Tiger Style! introduces Philadelphia Asian Performing Artists (PAPA) as a producing organization. The company makes a welcome and overdue addition to Philadelphia’s theater landscape. Unfortunately, Mike Lew's comedy, mired in stereotypes, proves a lackluster choice for launching a theater company.
Albert (Richard Chan) a seething millennial, is resentful of older Chinese like Tzi Chuan (Daniel Kim) who quiz him about his background. "Just because you know my race," he snaps, "doesn't mean you know me."
He's passed over for promotion in favor of his white do-nothing colleague Russ the Bus (Arlen Hancock), because his Chinese boss (Kim) finds the slacker more personable. "We should look out for each other," Albert whines hypocritically, to no avail.
His sister Jenny (Stephanie N. Walters) loses her boyfriend. "You can't dump me," she protests. "I'm a doctor!" Reggie (Hancock), another slacker white guy, says she's "awesome on paper, in person exhausting" as he leaves.
The siblings realize their "tiger parenting" upbringing is to blame. Albert reasons, "Yelling at our parents is the only way we can shed our hangups," and off they go.
Careful what you wish for
Jenny wants an "American rom-com" life, and that's what director Jeff Liu's production provides: a loud, superficial, TV-comedy world. Chan's Albert yells like he's in a theater 10 times larger than the intimate Bluver space, and Walters's Jenny is so bouncing-off-the-furniture hyper that her success as a doctor and concert pianist seems impossible.

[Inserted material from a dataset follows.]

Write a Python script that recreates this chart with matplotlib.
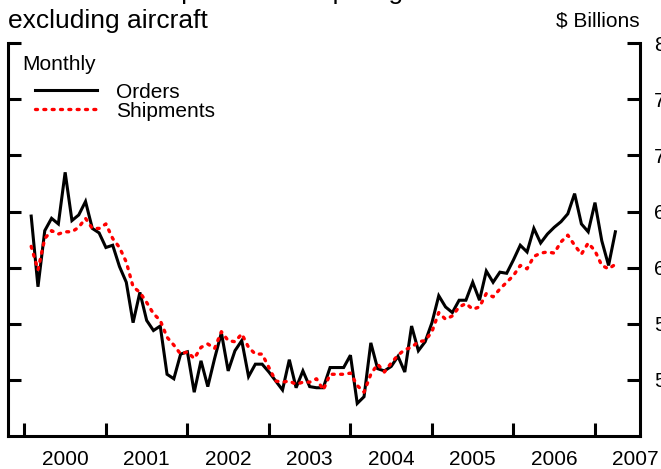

Despite their strict upbringing, both talk like mall teens obsessed with hip-hop culture: "What the what?" Jenny squeals, doing those hand signals that all the wannabes copy. "Yo yo yo," indeed.
When their parents — Kim and Anita Holland — calmly explain "all that browbeating stops when you get out of school" and absolve themselves of responsibility for their kids' stagnant lives, the brats resolve to move to China on an "Asian Freedom Tour." This second-act tour is where Tiger Style! really jumps the shark.
The Harvard grads expect to "pick up Chinese primordially" but are quickly overwhelmed. Tzi Chuan shows up, claiming the siblings were "tracked through the network of nosy Chinese."
Albert becomes a government hacker working for — wait for it — General Tso (Kim), and Jenny meets a dragon-lady matchmaker (Holland) who, in any other play, would be condemned as a crude stereotype. Success as immigrants in an alien culture proves more difficult than they imagined.
As described, Tiger Style! sounds almost funny, but the production's forced comedy falls flat. Silly sound effects don't help. Neither do non sequiturs such as Jenny's Disney-themed suitcase. Only Kim achieves the tone that could make this thin script work; his delivery, reminiscent of David Letterman's Larry "Bud" Melman, juxtaposes the absurdity that Lew seems to intend instead of stridently amplifying it.
Though these adult-sized children return to the United States having found some perspective and, perhaps, a conscience, their overlong adventure doesn't carry us along. Let's hope that what follows Tiger Style! brings us better, more compelling work from PAPA.